Why DR testing needs it
The same primitive answers a DR question that used to be awkward to ask without risk. Fork production. Restore a backup into the fork. Diff the fork against production. The diff tells you whether the restore reproduced the file set you expected. It does this without taking production down. And it never decrypts anything on the diff path.
That is a rehearsal you can run on a schedule. The restore lands in an isolated fork. The diff reports the delta in git grammar. A clean rehearsal: the changed set matches what the backup was supposed to contain. You are validating recovery against live production. The copy costs nothing to make and nothing to throw away.
Honest limits
The content diff is text only. --content produces a unified diff for text files. For everything else it reports Binary files differ, the same way git does. A line-oriented diff of an encrypted-then-compressed blob is noise.

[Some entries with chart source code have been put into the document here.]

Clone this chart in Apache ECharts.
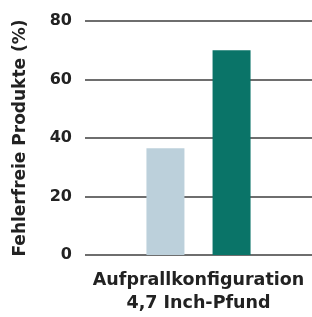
<!DOCTYPE html>
<html><head><meta charset="utf-8">
<script src="https://cdn.jsdelivr.net/npm/echarts@6/dist/echarts.min.js"></script>
<style>html,body{margin:0;padding:0;background:#fff}#c{width:312px;height:317px}</style>
</head><body><div id="c"></div>
<script>
const categories = ['Aufprallkonfiguration\n4,7 Inch-Pfund'];
const seriesA = [36.5];
const seriesB = [70];
const yTicks = [0, 20, 40, 60, 80];
const yName = 'Fehlerfreie Produkte (%)';

const chart = echarts.init(document.getElementById('c'));
const font = '"DejaVu Sans", sans-serif';
chart.setOption({
  animation: false,
  grid: {left: 85, right: 0, top: 21, bottom: 62},
  xAxis: {
    type: 'category', data: categories,
    axisLine: {show: false}, axisTick: {show: false},
    axisLabel: {color: '#222', fontFamily: font, fontWeight: 'bold', fontSize: 17.5, lineHeight: 23, margin: 14}
  },
  yAxis: {
    type: 'value', min: 0, max: 80, interval: 20,
    name: yName, nameLocation: 'middle', nameGap: 56, nameRotate: 90,
    nameTextStyle: {color: '#222', fontFamily: font, fontWeight: 'bold', fontSize: 17},
    axisLabel: {color: '#222', fontFamily: font, fontWeight: 'bold', fontSize: 16, margin: 13,
      formatter: v => yTicks.includes(v) ? String(v) : ''},
    splitLine: {lineStyle: {color: '#6e6e6e', width: 2}},
    axisLine: {show: false}, axisTick: {show: false}
  },
  series: [
    {type: 'bar', data: seriesA, barWidth: 38, barGap: '74%', itemStyle: {color: '#bcd0db'}},
    {type: 'bar', data: seriesB, barWidth: 38, itemStyle: {color: '#0a7468'}}
  ]
});
</script></body></html>
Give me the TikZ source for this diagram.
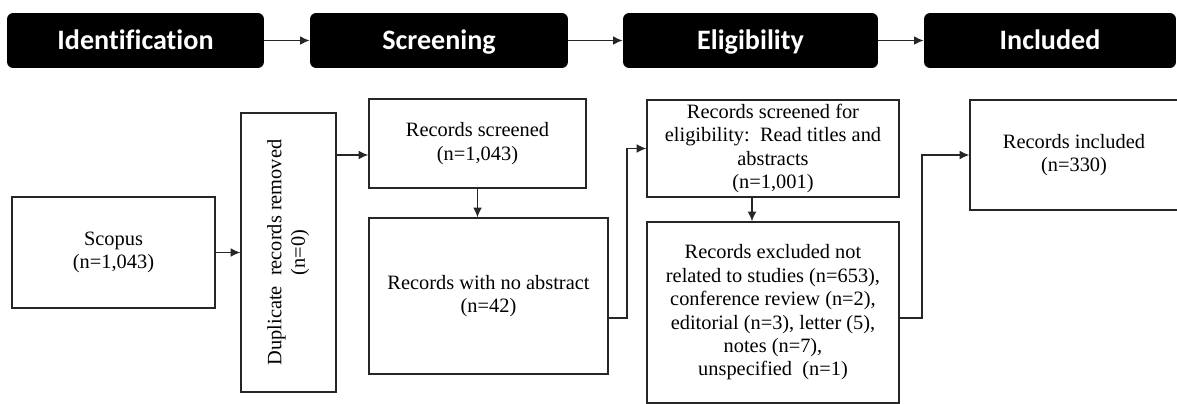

It diffs related forks, not arbitrary repositories. The whole mechanism rests on a shared coordinate system. Shared extents prove equality. Preserved inode numbers anchor identity. A common data offset ties it together. Two repos that were never forked from a common ancestor share none of that. There is no cheap diff between them. This is feature, not bug. The same way git diff between two unrelated histories is not meaningful.
Rename detection is inode-based. It is exact for the renames a filesystem actually records as renames. A delete-then-create of identical content under a new name? Two operations to the inode table. So it reports as one delete and one add, not a rename. git’s content-similarity heuristic would call that a rename. The inode walk will not. That is the correct answer about what the filesystem did. Even if it is not the answer about what a human intended.
And the metadata walk scales with fragmentation. On a heavily fragmented image the extent enumeration is seconds, not milliseconds. It is still independent of repo size. It is still free of any data read. But it is not literally instant on the worst-fragmented images.
The takeaway
rdc repo diff puts version-control ergonomics on encrypted, running infrastructure. The interface is deliberately git. A/M/D/R, unified diffs, --stat. Nothing new to learn. If you can read git status --short, you can read a diff between two LUKS images. The engineering underneath is the part worth caring about. It amounts to two refusals. It never decrypts. aes-xts lets a block-level FIEMAP compare locate every changed sector by address. And it never pays for data that did not change. The storage layer already recorded which blocks diverged. Fork is the branch. Diff is the review. The review costs what the change costs, not what the repo weighs.